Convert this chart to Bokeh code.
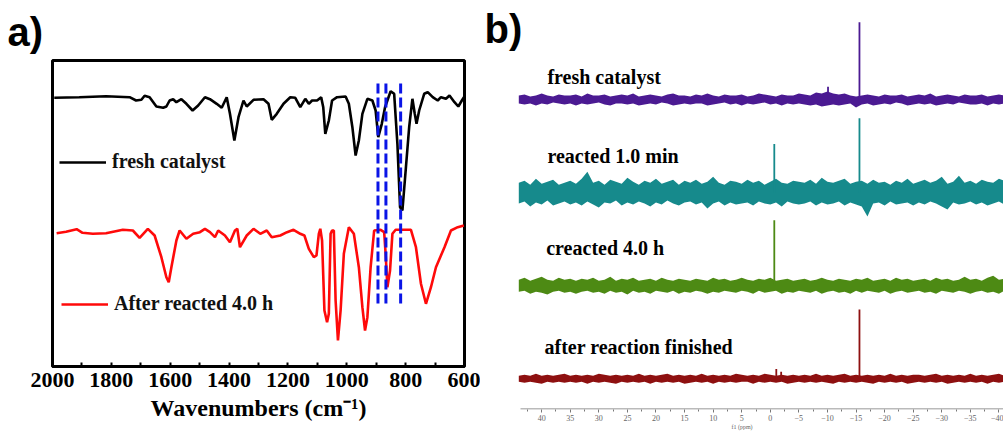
from bokeh.plotting import figure
from bokeh.models import Range1d, Legend, LegendItem, FixedTicker
from bokeh.layouts import row, column
from bokeh.embed import file_html
from bokeh.resources import INLINE
from bokeh.core.properties import value

# ---------------- a) FT-IR spectra ----------------
wn_fresh = [1994, 1909, 1818, 1738, 1716, 1698, 1687, 1670, 1647, 1624, 1613, 1602, 1590, 1579,
            1562, 1545, 1524, 1505, 1482, 1465, 1442, 1425, 1408, 1397, 1382, 1368, 1351, 1340,
            1317, 1283, 1266, 1255, 1238, 1215, 1192, 1175, 1158, 1141, 1129, 1118, 1101, 1087,
            1080, 1073, 1061, 1050, 1033, 1004, 993, 981, 970, 959, 947, 930, 913, 902, 893, 881,
            870, 862, 851, 839, 828, 819, 811, 799, 788, 777, 769, 763, 754, 737, 725, 708, 691,
            680, 663, 651, 634, 621, 609, 602]
t_fresh = [266.7, 267.3, 268.3, 267.3, 264.0, 264.7, 268.7, 267.3, 258.0, 256.7, 258.0, 264.0, 265.3, 262.3,
           265.3, 260.7, 254.0, 259.0, 267.3, 265.3, 260.7, 256.7, 267.3, 250.7, 224.0, 247.3, 264.0, 258.0,
           264.7, 265.3, 260.7, 244.7, 250.7, 260.7, 267.3, 266.7, 257.3, 265.7, 260.7, 264.0, 264.0, 267.3,
           257.3, 230.7, 244.0, 264.0, 267.3, 268.0, 260.7, 237.3, 209.0, 224.0, 250.7, 265.7, 264.0, 254.0, 227.3, 240.7,
           257.3, 264.0, 273.3, 270.7, 220.7, 157.3, 154.0, 197.3, 237.3, 265.7, 250.7, 240.7, 254.0, 270.7, 272.3, 267.3, 264.0,
           267.3, 265.7, 269.0, 262.3, 258.0, 264.0, 267.3]

wn_after = [1986, 1954, 1918, 1898, 1863, 1818, 1761, 1727, 1704, 1676, 1653, 1630, 1613, 1605, 1596,
            1579, 1568, 1545, 1522, 1499, 1482, 1465, 1448, 1437, 1414, 1397, 1380, 1372, 1363, 1340,
            1317, 1294, 1272, 1255, 1226, 1203, 1181, 1158, 1144, 1129, 1112, 1103, 1095, 1090, 1084,
            1076, 1067, 1061, 1055, 1050, 1044, 1038, 1030, 1021, 1010, 993, 976, 959, 947, 938, 930,
            919, 907, 885, 873, 868, 862, 853, 845, 834, 782, 765, 748, 731, 714, 697, 668, 646, 623, 602]
t_after = [131.3, 132.7, 135.3, 131.7, 130.7, 131.3, 134.7, 134.0, 126.7, 135.7, 129.0, 107.3, 87.3, 82.3, 97.3,
           124.0, 134.0, 125.7, 130.7, 132.3, 135.7, 132.3, 127.3, 134.0, 129.0, 122.3, 134.0, 135.7, 117.3, 129.0,
           135.7, 130.7, 134.0, 127.3, 129.0, 132.3, 134.7, 130.7, 129.0, 115.7, 107.3, 109.0, 130.7, 135.7, 124.0,
           54.0, 42.3, 50.7, 130.7, 134.0, 134.0, 64.0, 24.0, 54.0, 110.7, 137.3, 130.7, 97.3, 57.3, 34.0, 47.3,
           97.3, 134.0, 134.7, 132.3, 110.7, 77.3, 94.0, 130.7, 134.7, 134.7, 117.3, 80.7, 60.7, 77.3, 97.3, 117.3, 134.0, 137.3, 139.0]

# band positions marked with dashed guides
marker_wn = [894, 867, 817]
marker_lo, marker_hi = 61, 281

ir_ticks = [2000, 1800, 1600, 1400, 1200, 1000, 800, 600]
ir_minor = [1900, 1700, 1500, 1300, 1100, 900, 700]

# ---------------- b) 31P NMR spectra ----------------
nmr_names = ["fresh catalyst", "reacted 1.0 min", "creacted 4.0 h", "after reaction finished"]
nmr_colors = ["#4b1a92", "#168a8c", "#4d8a14", "#8e1010"]
nmr_offsets = [313, 219, 125, 31]
nmr_label_x = [39.0, 39.0, 39.2, 39.5]
nmr_label_y = [336, 256, 163, 63]

# spectral window shown on the ppm axis
ppm_start, ppm_end = 43.7, -40.8

# noise envelope (upper / lower excursions) every 1 ppm from 44 to -41 ppm
ppm_grid = list(range(44, -42, -1))
hi_fresh = [4, 5, 3, 4, 6, 4, 3, 5, 4, 4, 5, 3, 6, 4, 4, 5, 3, 4, 5, 4, 6, 3, 4, 5, 4, 3, 5, 6, 4, 4,
            3, 5, 4, 6, 4, 3, 5, 4, 4, 5, 3, 4, 6, 5, 4, 3, 5, 4, 4, 6, 5, 4, 7, 6, 8, 6, 5, 6, 4, 3,
            4, 5, 4, 3, 5, 4, 4, 5, 3, 4, 5, 4, 6, 3, 4, 5, 4, 3, 5, 4, 4, 5, 3, 4, 5, 4]
lo_fresh = [-4, -5, -4, -6, -4, -5, -3, -4, -5, -4, -6, -4, -5, -4, -3, -5, -6, -4, -4, -5,
            -4, -6, -5, -4, -5, -3, -4, -6, -5, -4, -5, -4, -4, -6, -5, -4, -3, -5, -4, -6,
            -4, -5, -4, -3, -5, -4, -6, -4, -5, -4, -5, -6, -5, -7, -6, -5, -6, -5, -4, -8,
            -5, -4, -6, -5, -4, -5, -3, -4, -6, -5, -4, -5, -4, -6, -5, -4, -5, -3, -4, -5,
            -5, -4, -6, -4, -5, -4]
hi_1min = [10, 12, 8, 14, 9, 11, 13, 8, 10, 12, 9, 14, 21, 10, 12, 8, 13, 11, 9, 15,
           11, 8, 12, 10, 14, 9, 11, 13, 8, 12, 10, 13, 9, 11, 16, 10, 8, 12, 11, 9,
           13, 10, 12, 8, 11, 14, 10, 9, 12, 11, 10, 13, 9, 15, 11, 10, 12, 14, 9, 11,
           12, 9, 13, 10, 11, 8, 12, 10, 14, 9, 11, 13, 10, 12, 16, 9, 11, 17, 10, 12,
           9, 13, 11, 10, 14, 12]
lo_1min = [-11, -9, -14, -10, -12, -8, -13, -11, -9, -12, -10, -13, -9, -12, -15, -10, -11, -8, -13, -10,
           -12, -9, -11, -14, -10, -12, -8, -11, -13, -10, -9, -12, -10, -16, -11, -9, -13, -10, -12, -11,
           -10, -13, -9, -11, -12, -10, -14, -9, -11, -12, -11, -9, -13, -10, -12, -11, -9, -13, -10, -12,
           -14, -24, -11, -10, -13, -9, -12, -11, -10, -13, -10, -12, -9, -11, -14, -17, -10, -12, -11, -9,
           -12, -10, -13, -11, -9, -12]
hi_4h = [6, 8, 5, 7, 9, 6, 5, 8, 6, 7, 5, 7, 6, 8, 5, 6, 9, 5, 7, 6, 8, 5, 6, 7, 5, 8, 6, 5, 7, 6,
         5, 7, 6, 5, 8, 6, 7, 5, 6, 8, 6, 5, 7, 6, 8, 5, 6, 7, 5, 6, 7, 5, 6, 8, 6, 5, 7, 6, 5, 7,
         6, 8, 5, 6, 7, 5, 8, 6, 7, 5, 6, 7, 5, 8, 6, 7, 5, 6, 9, 6, 7, 5, 8, 10, 6, 7]
lo_4h = [-6, -5, -8, -6, -7, -9, -6, -5, -7, -6, -8, -6, -5, -7, -6, -8, -5, -7, -6, -9,
         -5, -7, -6, -8, -5, -6, -7, -5, -8, -6, -7, -5, -6, -8, -6, -7, -5, -6, -7, -5,
         -6, -8, -5, -7, -6, -5, -8, -6, -7, -5, -6, -7, -5, -8, -6, -5, -7, -6, -8, -5,
         -7, -5, -6, -7, -5, -8, -6, -5, -7, -6, -5, -7, -6, -8, -5, -6, -7, -5, -6, -8,
         -6, -5, -7, -6, -8, -5]
hi_end = [3, 4, 3, 5, 3, 4, 3, 4, 5, 3, 4, 3, 4, 3, 5, 4, 3, 4, 3, 4, 3, 5, 3, 4, 3, 4, 5, 3, 4, 3,
          4, 3, 5, 3, 4, 3, 4, 3, 5, 4, 3, 4, 3, 5, 4, 3, 4, 3, 4, 3, 4, 3, 5, 3, 4, 3, 4, 5, 3, 4,
          3, 4, 3, 4, 3, 5, 3, 4, 3, 4, 4, 3, 4, 5, 3, 4, 3, 4, 3, 5, 3, 4, 3, 4, 5, 3]
lo_end = [-3, -4, -3, -4, -5, -3, -4, -3, -4, -3, -4, -3, -5, -3, -4, -3, -4, -5, -3, -4,
          -3, -4, -3, -5, -3, -4, -3, -4, -3, -5, -4, -3, -4, -3, -5, -3, -4, -3, -4, -3,
          -3, -5, -3, -4, -3, -4, -3, -5, -4, -3, -4, -3, -4, -3, -4, -5, -3, -4, -3, -4,
          -3, -4, -5, -3, -4, -3, -4, -3, -5, -4, -3, -4, -3, -4, -3, -5, -4, -3, -4, -3,
          -4, -3, -5, -3, -4, -3]
nmr_hi = [hi_fresh, hi_1min, hi_4h, hi_end]
nmr_lo = [lo_fresh, lo_1min, lo_4h, lo_end]

# resolved signals: chemical shift (ppm) and height above each baseline
peak_ppm = [[-15.6, -10.1], [-0.7, -15.6], [-0.7], [-15.6, -1.05, -1.9]]
peak_height = [[78, 13], [49, 75], [66], [70, 10, 7]]

nmr_ticks = [40, 35, 30, 25, 20, 15, 10, 5, 0, -5, -10, -15, -20, -25, -30, -35, -40]
nmr_minor = [42.5, 37.5, 32.5, 27.5, 22.5, 17.5, 12.5, 7.5, 2.5, -2.5, -7.5, -12.5,
             -17.5, -22.5, -27.5, -32.5, -37.5]

SERIF = "Liberation Serif"
SANS = "Liberation Sans"

# ---------- panel a ----------
pa = figure(width=480, height=432, x_range=Range1d(2000, 600), y_range=Range1d(-2, 304),
            output_backend="svg", toolbar_location=None,
            min_border_left=52, min_border_right=16, min_border_top=60, min_border_bottom=66)
pa.title.text = "a)"
pa.title.text_font = SANS
pa.title.text_font_style = "bold"
pa.title.text_font_size = "40px"
pa.title.text_color = "black"
pa.title.align = "left"
pa.title.offset = -45
pa.title.standoff = 13
pa.grid.visible = False
pa.yaxis.visible = False
pa.outline_line_color = "black"
pa.outline_line_width = 3
pa.background_fill_color = "white"
pa.border_fill_color = "white"

ax = pa.xaxis[0]
ax.ticker = FixedTicker(ticks=ir_ticks, minor_ticks=ir_minor)
ax.axis_line_width = 3
ax.major_tick_in = 4
ax.major_tick_out = 0
ax.minor_tick_in = 4
ax.minor_tick_out = 0
ax.major_tick_line_width = 2
ax.minor_tick_line_width = 2
ax.major_label_text_font = SERIF
ax.major_label_text_font_style = "bold"
ax.major_label_text_font_size = "22px"
ax.major_label_text_color = "black"
ax.major_label_standoff = 6
ax.axis_label = "Wavenumbers (cm\u207b\u00b9)"
ax.axis_label_text_font = SERIF
ax.axis_label_text_font_style = "bold"
ax.axis_label_text_font_size = "24px"
ax.axis_label_text_color = "black"
ax.axis_label_standoff = 5

r_fresh = pa.line(wn_fresh, t_fresh, line_color="black", line_width=2.6)
r_after = pa.line(wn_after, t_after, line_color="#ff0a0a", line_width=2.6)
pa.segment(x0=marker_wn, y0=[marker_lo] * 3, x1=marker_wn, y1=[marker_hi] * 3,
           line_color="#0a14e6", line_width=3, line_dash="10 4")

for rend, lab, loc in [(r_fresh, "fresh catalyst", (7, 193)),
                       (r_after, "After reacted 4.0 h", (9, 51))]:
    leg = Legend(items=[LegendItem(label=lab, renderers=[rend])], location=loc,
                 border_line_color=None, background_fill_alpha=0, padding=0, margin=0,
                 spacing=0, glyph_width=47, glyph_height=20, label_height=20,
                 label_standoff=6, label_text_font=SERIF, label_text_font_style="bold",
                 label_text_font_size="20px", label_text_color="#111111")
    pa.add_layout(leg)

# ---------- panel b ----------
pb = figure(width=523, height=432, x_range=Range1d(50.7, ppm_end), y_range=Range1d(0, 413),
            output_backend="svg", toolbar_location=None,
            min_border_left=0, min_border_right=0, min_border_top=0, min_border_bottom=19)
pb.title.visible = False
pb.grid.visible = False
pb.yaxis.visible = False
pb.outline_line_color = None
pb.background_fill_color = "white"
pb.border_fill_color = "white"

bx = pb.xaxis[0]
bx.ticker = FixedTicker(ticks=nmr_ticks, minor_ticks=nmr_minor)
bx.axis_line_color = None
bx.major_tick_line_color = "#777777"
bx.minor_tick_line_color = "#777777"
bx.major_tick_in = 0
bx.major_tick_out = 3
bx.minor_tick_in = 0
bx.minor_tick_out = 2
bx.major_label_text_font = SERIF
bx.major_label_text_font_size = "8px"
bx.major_label_text_color = "#666666"
bx.major_label_standoff = 2
bx.axis_label = "f1 (ppm)"
bx.axis_label_text_font = SERIF
bx.axis_label_text_font_style = "normal"
bx.axis_label_text_font_size = "6px"
bx.axis_label_text_color = "#666666"
bx.axis_label_standoff = 0

# ppm axis baseline spans only the acquired window
pb.segment(x0=[ppm_start], y0=[0.5], x1=[ppm_end], y1=[0.5], line_color="#777777", line_width=1.2)

for off, hi, lo, col, pk, ph in zip(nmr_offsets, nmr_hi, nmr_lo, nmr_colors, peak_ppm, peak_height):
    # noise band between the upper and lower excursions
    pb.varea(x=ppm_grid, y1=[off + h for h in hi], y2=[off + l for l in lo], fill_color=col)
    pb.segment(x0=pk, y0=[off] * len(pk), x1=pk, y1=[off + h for h in ph],
               line_color=col, line_width=1.8)

pb.text(x=nmr_label_x, y=nmr_label_y, text=nmr_names,
        text_font=value(SERIF), text_font_style="bold", text_font_size="20px",
        text_color="black", text_baseline="middle", text_align="left")

pb.text(x=[50.0], y=[384], text=["b)"], text_font=value(SANS), text_font_style="bold",
        text_font_size="40px", text_color="black", text_baseline="alphabetic")

layout = row(column(pa), column(pb))
open("out.html", "w").write(file_html(layout, INLINE))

▶ _WHAT THE TASK REQUIRES_:
Please repeat exactly the data above from its first line to the line that contains "267.3, 265.7, 269.0, 262.3, 258.0, 264.0, 267.3]", inclusive, and leave every picture out.

▶ _SOLUTION FOR THIS TASK_:
Convert this chart to Bokeh code.
from bokeh.plotting import figure
from bokeh.models import Range1d, Legend, LegendItem, FixedTicker
from bokeh.layouts import row, column
from bokeh.embed import file_html
from bokeh.resources import INLINE
from bokeh.core.properties import value

# ---------------- a) FT-IR spectra ----------------
wn_fresh = [1994, 1909, 1818, 1738, 1716, 1698, 1687, 1670, 1647, 1624, 1613, 1602, 1590, 1579,
            1562, 1545, 1524, 1505, 1482, 1465, 1442, 1425, 1408, 1397, 1382, 1368, 1351, 1340,
            1317, 1283, 1266, 1255, 1238, 1215, 1192, 1175, 1158, 1141, 1129, 1118, 1101, 1087,
            1080, 1073, 1061, 1050, 1033, 1004, 993, 981, 970, 959, 947, 930, 913, 902, 893, 881,
            870, 862, 851, 839, 828, 819, 811, 799, 788, 777, 769, 763, 754, 737, 725, 708, 691,
            680, 663, 651, 634, 621, 609, 602]
t_fresh = [266.7, 267.3, 268.3, 267.3, 264.0, 264.7, 268.7, 267.3, 258.0, 256.7, 258.0, 264.0, 265.3, 262.3,
           265.3, 260.7, 254.0, 259.0, 267.3, 265.3, 260.7, 256.7, 267.3, 250.7, 224.0, 247.3, 264.0, 258.0,
           264.7, 265.3, 260.7, 244.7, 250.7, 260.7, 267.3, 266.7, 257.3, 265.7, 260.7, 264.0, 264.0, 267.3,
           257.3, 230.7, 244.0, 264.0, 267.3, 268.0, 260.7, 237.3, 209.0, 224.0, 250.7, 265.7, 264.0, 254.0, 227.3, 240.7,
           257.3, 264.0, 273.3, 270.7, 220.7, 157.3, 154.0, 197.3, 237.3, 265.7, 250.7, 240.7, 254.0, 270.7, 272.3, 267.3, 264.0,
           267.3, 265.7, 269.0, 262.3, 258.0, 264.0, 267.3]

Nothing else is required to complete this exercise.